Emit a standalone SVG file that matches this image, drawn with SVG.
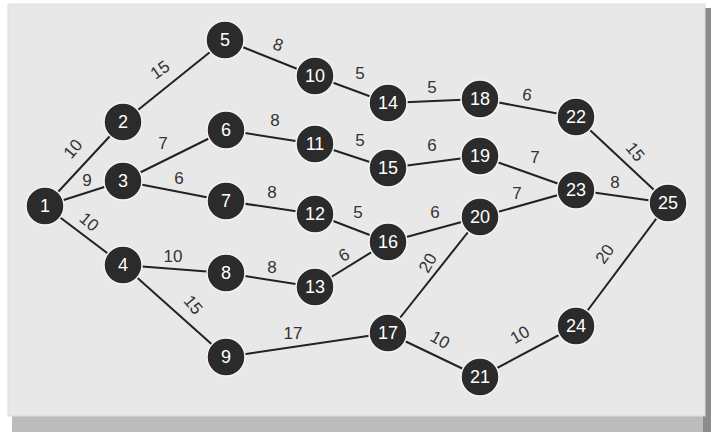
<svg xmlns="http://www.w3.org/2000/svg" width="714" height="434" viewBox="0 0 714 434">
<style>
.e{stroke:#222;stroke-width:2;fill:none}
.n circle{fill:#2b2b2b;stroke:#f4f4f4;stroke-width:1.5}
.n text{fill:#fff;font-family:"Liberation Sans",Arial,sans-serif;font-size:18px;text-anchor:middle;dominant-baseline:central}
.l{fill:#333;font-family:"Liberation Sans",Arial,sans-serif;font-size:17px;text-anchor:middle;dominant-baseline:central}
</style>
<rect x="0" y="0" width="714" height="434" fill="#ffffff"/>
<rect x="12" y="412" width="697" height="20" fill="#bcbcbc"/>
<rect x="703" y="8" width="8" height="424" fill="#8c8c8c"/>
<rect x="8" y="4" width="697" height="412" fill="#e8e8e8"/>
<rect x="8" y="4" width="697" height="412" fill="none" stroke="#dcdcdc" stroke-width="1"/>
<g id="edges">
<line class="e" x1="45" y1="206" x2="123" y2="122"/>
<line class="e" x1="45" y1="206" x2="123" y2="181"/>
<line class="e" x1="45" y1="206" x2="123" y2="265"/>
<line class="e" x1="123" y1="122" x2="225" y2="40"/>
<line class="e" x1="123" y1="181" x2="226" y2="130"/>
<line class="e" x1="123" y1="181" x2="226" y2="201"/>
<line class="e" x1="123" y1="265" x2="226" y2="273"/>
<line class="e" x1="123" y1="265" x2="226" y2="357"/>
<line class="e" x1="225" y1="40" x2="315" y2="76"/>
<line class="e" x1="226" y1="130" x2="315" y2="144"/>
<line class="e" x1="226" y1="201" x2="315" y2="214"/>
<line class="e" x1="226" y1="273" x2="315" y2="287"/>
<line class="e" x1="226" y1="357" x2="388" y2="333"/>
<line class="e" x1="315" y1="76" x2="388" y2="103"/>
<line class="e" x1="315" y1="144" x2="388" y2="168"/>
<line class="e" x1="315" y1="214" x2="388" y2="242"/>
<line class="e" x1="315" y1="287" x2="388" y2="242"/>
<line class="e" x1="388" y1="103" x2="480" y2="99"/>
<line class="e" x1="388" y1="168" x2="480" y2="156"/>
<line class="e" x1="388" y1="242" x2="480" y2="217"/>
<line class="e" x1="388" y1="333" x2="480" y2="217"/>
<line class="e" x1="388" y1="333" x2="480" y2="377"/>
<line class="e" x1="480" y1="99" x2="576" y2="117"/>
<line class="e" x1="480" y1="156" x2="576" y2="190"/>
<line class="e" x1="480" y1="217" x2="576" y2="190"/>
<line class="e" x1="480" y1="377" x2="576" y2="326"/>
<line class="e" x1="576" y1="117" x2="668" y2="203"/>
<line class="e" x1="576" y1="190" x2="668" y2="203"/>
<line class="e" x1="576" y1="326" x2="668" y2="203"/>
</g>
<g id="labels">
<text class="l" transform="translate(73,149) rotate(-50)">10</text>
<text class="l" x="87" y="180">9</text>
<text class="l" transform="translate(89,222) rotate(40)">10</text>
<text class="l" transform="translate(160,70) rotate(-35)">15</text>
<text class="l" x="163" y="143">7</text>
<text class="l" x="179" y="178">6</text>
<text class="l" x="173" y="256">10</text>
<text class="l" transform="translate(193,305) rotate(50)">15</text>
<text class="l" transform="translate(278,45) rotate(20)">8</text>
<text class="l" x="275" y="120">8</text>
<text class="l" x="272" y="192">8</text>
<text class="l" x="272" y="267">8</text>
<text class="l" x="293" y="333">17</text>
<text class="l" x="360" y="73">5</text>
<text class="l" x="360" y="140">5</text>
<text class="l" x="358" y="212">5</text>
<text class="l" transform="translate(344,255) rotate(-30)">6</text>
<text class="l" x="432" y="87">5</text>
<text class="l" x="432" y="145">6</text>
<text class="l" x="435" y="212">6</text>
<text class="l" transform="translate(428,263) rotate(-60)">20</text>
<text class="l" transform="translate(440,340) rotate(30)">10</text>
<text class="l" transform="translate(527,95) rotate(10)">6</text>
<text class="l" x="535" y="157">7</text>
<text class="l" x="517" y="193">7</text>
<text class="l" transform="translate(520,335) rotate(-30)">10</text>
<text class="l" x="615" y="182">8</text>
<text class="l" transform="translate(635,152) rotate(50)">15</text>
<text class="l" transform="translate(605,254) rotate(-55)">20</text>
</g>
<g id="n1" class="n"><circle cx="45" cy="206" r="19"/><text x="45" y="206">1</text></g>
<g id="n2" class="n"><circle cx="123" cy="122" r="19"/><text x="123" y="122">2</text></g>
<g id="n3" class="n"><circle cx="123" cy="181" r="19"/><text x="123" y="181">3</text></g>
<g id="n4" class="n"><circle cx="123" cy="265" r="19"/><text x="123" y="265">4</text></g>
<g id="n5" class="n"><circle cx="225" cy="40" r="19"/><text x="225" y="40">5</text></g>
<g id="n6" class="n"><circle cx="226" cy="130" r="19"/><text x="226" y="130">6</text></g>
<g id="n7" class="n"><circle cx="226" cy="201" r="19"/><text x="226" y="201">7</text></g>
<g id="n8" class="n"><circle cx="226" cy="273" r="19"/><text x="226" y="273">8</text></g>
<g id="n9" class="n"><circle cx="226" cy="357" r="19"/><text x="226" y="357">9</text></g>
<g id="n10" class="n"><circle cx="315" cy="76" r="19"/><text x="315" y="76">10</text></g>
<g id="n11" class="n"><circle cx="315" cy="144" r="19"/><text x="315" y="144">11</text></g>
<g id="n12" class="n"><circle cx="315" cy="214" r="19"/><text x="315" y="214">12</text></g>
<g id="n13" class="n"><circle cx="315" cy="287" r="19"/><text x="315" y="287">13</text></g>
<g id="n14" class="n"><circle cx="388" cy="103" r="19"/><text x="388" y="103">14</text></g>
<g id="n15" class="n"><circle cx="388" cy="168" r="19"/><text x="388" y="168">15</text></g>
<g id="n16" class="n"><circle cx="388" cy="242" r="19"/><text x="388" y="242">16</text></g>
<g id="n17" class="n"><circle cx="388" cy="333" r="19"/><text x="388" y="333">17</text></g>
<g id="n18" class="n"><circle cx="480" cy="99" r="19"/><text x="480" y="99">18</text></g>
<g id="n19" class="n"><circle cx="480" cy="156" r="19"/><text x="480" y="156">19</text></g>
<g id="n20" class="n"><circle cx="480" cy="217" r="19"/><text x="480" y="217">20</text></g>
<g id="n21" class="n"><circle cx="480" cy="377" r="19"/><text x="480" y="377">21</text></g>
<g id="n22" class="n"><circle cx="576" cy="117" r="19"/><text x="576" y="117">22</text></g>
<g id="n23" class="n"><circle cx="576" cy="190" r="19"/><text x="576" y="190">23</text></g>
<g id="n24" class="n"><circle cx="576" cy="326" r="19"/><text x="576" y="326">24</text></g>
<g id="n25" class="n"><circle cx="668" cy="203" r="19"/><text x="668" y="203">25</text></g>
</svg>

### EXERCISE
Reproduce all of the material exactly, apart from the pictures.

### FULL SOLUTION
Emit a standalone SVG file that matches this image, drawn with SVG.
<svg xmlns="http://www.w3.org/2000/svg" width="714" height="434" viewBox="0 0 714 434">
<style>
.e{stroke:#222;stroke-width:2;fill:none}
.n circle{fill:#2b2b2b;stroke:#f4f4f4;stroke-width:1.5}
.n text{fill:#fff;font-family:"Liberation Sans",Arial,sans-serif;font-size:18px;text-anchor:middle;dominant-baseline:central}
.l{fill:#333;font-family:"Liberation Sans",Arial,sans-serif;font-size:17px;text-anchor:middle;dominant-baseline:central}
</style>
<rect x="0" y="0" width="714" height="434" fill="#ffffff"/>
<rect x="12" y="412" width="697" height="20" fill="#bcbcbc"/>
<rect x="703" y="8" width="8" height="424" fill="#8c8c8c"/>
<rect x="8" y="4" width="697" height="412" fill="#e8e8e8"/>
<rect x="8" y="4" width="697" height="412" fill="none" stroke="#dcdcdc" stroke-width="1"/>
<g id="edges">
<line class="e" x1="45" y1="206" x2="123" y2="122"/>
<line class="e" x1="45" y1="206" x2="123" y2="181"/>
<line class="e" x1="45" y1="206" x2="123" y2="265"/>
<line class="e" x1="123" y1="122" x2="225" y2="40"/>
<line class="e" x1="123" y1="181" x2="226" y2="130"/>
<line class="e" x1="123" y1="181" x2="226" y2="201"/>
<line class="e" x1="123" y1="265" x2="226" y2="273"/>
<line class="e" x1="123" y1="265" x2="226" y2="357"/>
<line class="e" x1="225" y1="40" x2="315" y2="76"/>
<line class="e" x1="226" y1="130" x2="315" y2="144"/>
<line class="e" x1="226" y1="201" x2="315" y2="214"/>
<line class="e" x1="226" y1="273" x2="315" y2="287"/>
<line class="e" x1="226" y1="357" x2="388" y2="333"/>
<line class="e" x1="315" y1="76" x2="388" y2="103"/>
<line class="e" x1="315" y1="144" x2="388" y2="168"/>
<line class="e" x1="315" y1="214" x2="388" y2="242"/>
<line class="e" x1="315" y1="287" x2="388" y2="242"/>
<line class="e" x1="388" y1="103" x2="480" y2="99"/>
<line class="e" x1="388" y1="168" x2="480" y2="156"/>
<line class="e" x1="388" y1="242" x2="480" y2="217"/>
<line class="e" x1="388" y1="333" x2="480" y2="217"/>
<line class="e" x1="388" y1="333" x2="480" y2="377"/>
<line class="e" x1="480" y1="99" x2="576" y2="117"/>
<line class="e" x1="480" y1="156" x2="576" y2="190"/>
<line class="e" x1="480" y1="217" x2="576" y2="190"/>
<line class="e" x1="480" y1="377" x2="576" y2="326"/>
<line class="e" x1="576" y1="117" x2="668" y2="203"/>
<line class="e" x1="576" y1="190" x2="668" y2="203"/>
<line class="e" x1="576" y1="326" x2="668" y2="203"/>
</g>
<g id="labels">
<text class="l" transform="translate(73,149) rotate(-50)">10</text>
<text class="l" x="87" y="180">9</text>
<text class="l" transform="translate(89,222) rotate(40)">10</text>
<text class="l" transform="translate(160,70) rotate(-35)">15</text>
<text class="l" x="163" y="143">7</text>
<text class="l" x="179" y="178">6</text>
<text class="l" x="173" y="256">10</text>
<text class="l" transform="translate(193,305) rotate(50)">15</text>
<text class="l" transform="translate(278,45) rotate(20)">8</text>
<text class="l" x="275" y="120">8</text>
<text class="l" x="272" y="192">8</text>
<text class="l" x="272" y="267">8</text>
<text class="l" x="293" y="333">17</text>
<text class="l" x="360" y="73">5</text>
<text class="l" x="360" y="140">5</text>
<text class="l" x="358" y="212">5</text>
<text class="l" transform="translate(344,255) rotate(-30)">6</text>
<text class="l" x="432" y="87">5</text>
<text class="l" x="432" y="145">6</text>
<text class="l" x="435" y="212">6</text>
<text class="l" transform="translate(428,263) rotate(-60)">20</text>
<text class="l" transform="translate(440,340) rotate(30)">10</text>
<text class="l" transform="translate(527,95) rotate(10)">6</text>
<text class="l" x="535" y="157">7</text>
<text class="l" x="517" y="193">7</text>
<text class="l" transform="translate(520,335) rotate(-30)">10</text>
<text class="l" x="615" y="182">8</text>
<text class="l" transform="translate(635,152) rotate(50)">15</text>
<text class="l" transform="translate(605,254) rotate(-55)">20</text>
</g>
<g id="n1" class="n"><circle cx="45" cy="206" r="19"/><text x="45" y="206">1</text></g>
<g id="n2" class="n"><circle cx="123" cy="122" r="19"/><text x="123" y="122">2</text></g>
<g id="n3" class="n"><circle cx="123" cy="181" r="19"/><text x="123" y="181">3</text></g>
<g id="n4" class="n"><circle cx="123" cy="265" r="19"/><text x="123" y="265">4</text></g>
<g id="n5" class="n"><circle cx="225" cy="40" r="19"/><text x="225" y="40">5</text></g>
<g id="n6" class="n"><circle cx="226" cy="130" r="19"/><text x="226" y="130">6</text></g>
<g id="n7" class="n"><circle cx="226" cy="201" r="19"/><text x="226" y="201">7</text></g>
<g id="n8" class="n"><circle cx="226" cy="273" r="19"/><text x="226" y="273">8</text></g>
<g id="n9" class="n"><circle cx="226" cy="357" r="19"/><text x="226" y="357">9</text></g>
<g id="n10" class="n"><circle cx="315" cy="76" r="19"/><text x="315" y="76">10</text></g>
<g id="n11" class="n"><circle cx="315" cy="144" r="19"/><text x="315" y="144">11</text></g>
<g id="n12" class="n"><circle cx="315" cy="214" r="19"/><text x="315" y="214">12</text></g>
<g id="n13" class="n"><circle cx="315" cy="287" r="19"/><text x="315" y="287">13</text></g>
<g id="n14" class="n"><circle cx="388" cy="103" r="19"/><text x="388" y="103">14</text></g>
<g id="n15" class="n"><circle cx="388" cy="168" r="19"/><text x="388" y="168">15</text></g>
<g id="n16" class="n"><circle cx="388" cy="242" r="19"/><text x="388" y="242">16</text></g>
<g id="n17" class="n"><circle cx="388" cy="333" r="19"/><text x="388" y="333">17</text></g>
<g id="n18" class="n"><circle cx="480" cy="99" r="19"/><text x="480" y="99">18</text></g>
<g id="n19" class="n"><circle cx="480" cy="156" r="19"/><text x="480" y="156">19</text></g>
<g id="n20" class="n"><circle cx="480" cy="217" r="19"/><text x="480" y="217">20</text></g>
<g id="n21" class="n"><circle cx="480" cy="377" r="19"/><text x="480" y="377">21</text></g>
<g id="n22" class="n"><circle cx="576" cy="117" r="19"/><text x="576" y="117">22</text></g>
<g id="n23" class="n"><circle cx="576" cy="190" r="19"/><text x="576" y="190">23</text></g>
<g id="n24" class="n"><circle cx="576" cy="326" r="19"/><text x="576" y="326">24</text></g>
<g id="n25" class="n"><circle cx="668" cy="203" r="19"/><text x="668" y="203">25</text></g>
</svg>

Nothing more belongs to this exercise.